DATA SEGMENT –

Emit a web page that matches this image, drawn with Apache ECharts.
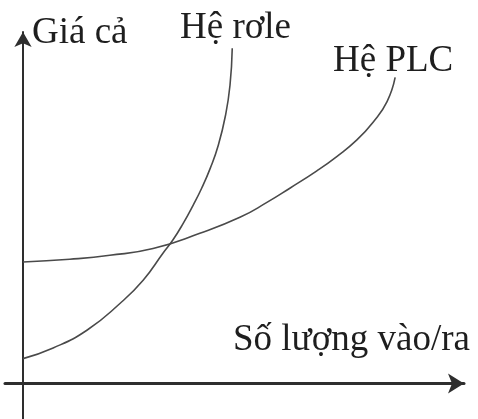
<!DOCTYPE html>
<html>
<head>
<meta charset="utf-8">
<script src="https://cdn.jsdelivr.net/npm/echarts@6/dist/echarts.min.js"></script>
<style>
  html, body { margin: 0; padding: 0; background: #fff; }
  #chart { width: 478px; height: 419px; }
</style>
</head>
<body>
<div id="chart"></div>
<script>
// Cost versus number of I/O points: relay system vs PLC system
const yAxisTitle = 'Giá cả';
const xAxisTitle = 'Số lượng vào/ra';
const seriesNames = ['Hệ rơle', 'Hệ PLC'];

const relayX = [0, 6.7, 14.2, 21.6, 26.7, 31.1, 33.3, 35.6, 37.8, 39.7, 41.6, 43.4, 45.0, 46.0, 46.5];
const relayY = [7.0, 10.0, 15.0, 22.6, 29.1, 36.7, 40.4, 45.1, 50.2, 55.0, 60.6, 67.1, 75.5, 84.0, 94.4];

const plcX = [0, 10.4, 19.3, 28.9, 39.3, 48.2, 54.2, 59.3, 65.3, 69.8, 74.2, 77.8, 80.9, 82.7];
const plcY = [34.2, 35.0, 36.1, 38.0, 42.3, 46.8, 51.0, 55.0, 59.9, 64.0, 68.6, 73.6, 79.4, 86.2];

const zip = (xs, ys) => xs.map((x, i) => [x, ys[i]]);

const chart = echarts.init(document.getElementById('chart'), null, { renderer: 'canvas' });

const serif = '"Liberation Serif", "DejaVu Serif", serif';
const textStyle = { font: '37px ' + serif, fill: '#1e1e1e', textVerticalAlign: 'middle' };

const axisLineStyle = (w) => ({ color: '#2e2e2e', width: w });
const curveStyle = { color: '#4a4a4a', width: 1.6 };

chart.setOption({
  animation: false,
  backgroundColor: '#fff',
  grid: { left: 5, right: 14, top: 32, bottom: 0, containLabel: false },
  xAxis: {
    type: 'value', min: -4, max: 98,
    axisLine: { onZero: true, symbol: ['none', 'arrow'], symbolSize: [15, 16], lineStyle: axisLineStyle(3) },
    axisTick: { show: false }, axisLabel: { show: false }, splitLine: { show: false }
  },
  yAxis: {
    type: 'value', min: -10, max: 99,
    axisLine: { onZero: true, symbol: ['none', 'arrow'], symbolSize: [13, 15], lineStyle: axisLineStyle(2) },
    axisTick: { show: false }, axisLabel: { show: false }, splitLine: { show: false }
  },
  series: [
    {
      name: seriesNames[0], type: 'line', smooth: 0.5, showSymbol: false,
      lineStyle: curveStyle,
      data: zip(relayX, relayY)
    },
    {
      name: seriesNames[1], type: 'line', smooth: 0.5, showSymbol: false,
      lineStyle: curveStyle,
      data: zip(plcX, plcY)
    }
  ],
  graphic: [
    { type: 'text', left: 32, top: 15, style: Object.assign({ text: yAxisTitle }, textStyle) },
    { type: 'text', left: 180, top: 10, style: Object.assign({ text: seriesNames[0] }, textStyle) },
    { type: 'text', left: 333, top: 43, style: Object.assign({ text: seriesNames[1] }, textStyle) },
    { type: 'text', left: 233, top: 322, style: Object.assign({ text: xAxisTitle }, textStyle) }
  ]
});
</script>
</body>
</html>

WHAT TO PRODUCE – Make an exact copy of all the material, but keep the pictures out of it.

OUTPUT FOR THIS EXERCISE –
Emit a web page that matches this image, drawn with Apache ECharts.
<!DOCTYPE html>
<html>
<head>
<meta charset="utf-8">
<script src="https://cdn.jsdelivr.net/npm/echarts@6/dist/echarts.min.js"></script>
<style>
  html, body { margin: 0; padding: 0; background: #fff; }
  #chart { width: 478px; height: 419px; }
</style>
</head>
<body>
<div id="chart"></div>
<script>
// Cost versus number of I/O points: relay system vs PLC system
const yAxisTitle = 'Giá cả';
const xAxisTitle = 'Số lượng vào/ra';
const seriesNames = ['Hệ rơle', 'Hệ PLC'];

const relayX = [0, 6.7, 14.2, 21.6, 26.7, 31.1, 33.3, 35.6, 37.8, 39.7, 41.6, 43.4, 45.0, 46.0, 46.5];
const relayY = [7.0, 10.0, 15.0, 22.6, 29.1, 36.7, 40.4, 45.1, 50.2, 55.0, 60.6, 67.1, 75.5, 84.0, 94.4];

const plcX = [0, 10.4, 19.3, 28.9, 39.3, 48.2, 54.2, 59.3, 65.3, 69.8, 74.2, 77.8, 80.9, 82.7];
const plcY = [34.2, 35.0, 36.1, 38.0, 42.3, 46.8, 51.0, 55.0, 59.9, 64.0, 68.6, 73.6, 79.4, 86.2];

const zip = (xs, ys) => xs.map((x, i) => [x, ys[i]]);

const chart = echarts.init(document.getElementById('chart'), null, { renderer: 'canvas' });

const serif = '"Liberation Serif", "DejaVu Serif", serif';
const textStyle = { font: '37px ' + serif, fill: '#1e1e1e', textVerticalAlign: 'middle' };

const axisLineStyle = (w) => ({ color: '#2e2e2e', width: w });
const curveStyle = { color: '#4a4a4a', width: 1.6 };

chart.setOption({
  animation: false,
  backgroundColor: '#fff',
  grid: { left: 5, right: 14, top: 32, bottom: 0, containLabel: false },
  xAxis: {
    type: 'value', min: -4, max: 98,
    axisLine: { onZero: true, symbol: ['none', 'arrow'], symbolSize: [15, 16], lineStyle: axisLineStyle(3) },
    axisTick: { show: false }, axisLabel: { show: false }, splitLine: { show: false }
  },
  yAxis: {
    type: 'value', min: -10, max: 99,
    axisLine: { onZero: true, symbol: ['none', 'arrow'], symbolSize: [13, 15], lineStyle: axisLineStyle(2) },
    axisTick: { show: false }, axisLabel: { show: false }, splitLine: { show: false }
  },
  series: [
    {
      name: seriesNames[0], type: 'line', smooth: 0.5, showSymbol: false,
      lineStyle: curveStyle,
      data: zip(relayX, relayY)
    },
    {
      name: seriesNames[1], type: 'line', smooth: 0.5, showSymbol: false,
      lineStyle: curveStyle,
      data: zip(plcX, plcY)
    }
  ],
  graphic: [
    { type: 'text', left: 32, top: 15, style: Object.assign({ text: yAxisTitle }, textStyle) },
    { type: 'text', left: 180, top: 10, style: Object.assign({ text: seriesNames[0] }, textStyle) },
    { type: 'text', left: 333, top: 43, style: Object.assign({ text: seriesNames[1] }, textStyle) },
    { type: 'text', left: 233, top: 322, style: Object.assign({ text: xAxisTitle }, textStyle) }
  ]
});
</script>
</body>
</html>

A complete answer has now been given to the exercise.